= Vin de France =

Designation for table wine from France

Vin de France is a designation for table wine from France that has been in use since 2010, when it started to replace the former vin de table category. Vin de France wines may indicate grape variety (for example Chardonnay or Merlot) and vintage on the label, but are not labelled by region or appellation; they are labelled only as coming from France. This means that the wines are typically sold under brand names or as branded varietal wines.

==Position in the wine classification of France==
Vin de France is the lowest level of three in the overhauled wine classification system of France, ranked below the intermediate category indication géographique protégée (IGP) and the highest category Appellation d'origine protégée (AOP). Unlike Vin de France, IGP and AOP wines indicate the wine's geographical origin within France. This system of three levels replaces the former system of four levels - vin de table, vin de pays, vin délimité de qualité supérieure (VDQS), and appellation d'origine contrôlée (AOC) - and was fully introduced by 2012.

==Background==
The former vin de table category, which represented the simplest wines produced in France, had suffered from decreasing sales for several decades. These were simple everyday wines that were mainly produced in the south of France. This category had been very difficult to export in an increasingly competitive global wine market, especially since the wines were not allowed to carry a varietal designation or indicate vintage. This meant a distinct competitive disadvantage to New World wines and many other European wines in a similar price range. Simple varietal French wines instead had to use the vin de pays ("country wine") designation, which restricted the sourcing of grapes to the defined vin de pays regions, such as vin de Pays d'Oc from Languedoc-Roussillon. No French wine category existed that allowed a producer to source grapes from Languedoc-Roussillon, Rhône and Provence, but still sell the wine under a varietal designation.

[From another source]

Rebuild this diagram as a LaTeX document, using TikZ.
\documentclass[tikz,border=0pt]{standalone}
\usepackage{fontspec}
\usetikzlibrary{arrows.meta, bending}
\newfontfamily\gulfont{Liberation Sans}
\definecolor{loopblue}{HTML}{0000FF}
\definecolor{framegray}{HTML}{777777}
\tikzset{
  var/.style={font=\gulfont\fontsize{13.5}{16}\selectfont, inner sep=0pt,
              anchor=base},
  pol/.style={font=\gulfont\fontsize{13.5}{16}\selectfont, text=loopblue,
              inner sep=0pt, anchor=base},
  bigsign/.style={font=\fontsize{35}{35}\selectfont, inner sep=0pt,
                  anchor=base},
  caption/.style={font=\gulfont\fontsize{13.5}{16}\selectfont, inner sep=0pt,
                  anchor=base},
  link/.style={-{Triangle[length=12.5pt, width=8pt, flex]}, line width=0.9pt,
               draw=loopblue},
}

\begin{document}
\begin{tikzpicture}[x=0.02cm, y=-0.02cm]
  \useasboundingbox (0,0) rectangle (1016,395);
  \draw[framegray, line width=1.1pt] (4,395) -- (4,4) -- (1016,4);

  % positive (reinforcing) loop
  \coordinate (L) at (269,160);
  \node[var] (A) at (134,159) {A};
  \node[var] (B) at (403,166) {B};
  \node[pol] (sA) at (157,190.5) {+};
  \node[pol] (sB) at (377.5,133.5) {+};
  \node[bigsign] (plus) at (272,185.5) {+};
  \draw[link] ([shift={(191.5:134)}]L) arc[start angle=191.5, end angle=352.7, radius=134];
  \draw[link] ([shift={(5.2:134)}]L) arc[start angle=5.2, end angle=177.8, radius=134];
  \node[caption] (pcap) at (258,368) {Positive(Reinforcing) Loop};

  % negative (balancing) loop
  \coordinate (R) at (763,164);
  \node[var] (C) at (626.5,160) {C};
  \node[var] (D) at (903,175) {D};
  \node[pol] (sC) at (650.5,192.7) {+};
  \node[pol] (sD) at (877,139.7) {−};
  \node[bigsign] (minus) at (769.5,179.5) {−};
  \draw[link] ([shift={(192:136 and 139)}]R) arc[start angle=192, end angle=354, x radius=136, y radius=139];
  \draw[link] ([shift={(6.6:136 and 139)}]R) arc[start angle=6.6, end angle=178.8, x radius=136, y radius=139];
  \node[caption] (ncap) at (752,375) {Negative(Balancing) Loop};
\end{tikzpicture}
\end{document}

As a result of the ongoing crisis in the French wine industry, Bernard Pomel was tasked with making proposals on how to remedy the situation. The Pomel report was presented to the French minister of agriculture on March 23, 2006, and proposed among other things a simplification of French wine classification, including the elimination the VDQS category, which was done in December 2007. At the same time, the European Union was considering reforms to the wine sector, aiming at reducing the need for subsidies. This also implied reforms of the European Union wine regulations, which went into effect on August 1, 2009. The reform included some liberalisation of the regulations surrounding the EU table wine category. Following that reform, France in 2009 decided to introduce the vin de France category as a replacement for vin de table. The introduction of the category took place in 2010.

==Reception==
When the category was introduced, some commentators expected many French producers to start using the vin de France category instead of categories with geographical indications, in particular the IGP (formerly vin de pays) category. Some saw the vin de France category as more adapted to the needs of large wine companies rather than small producers.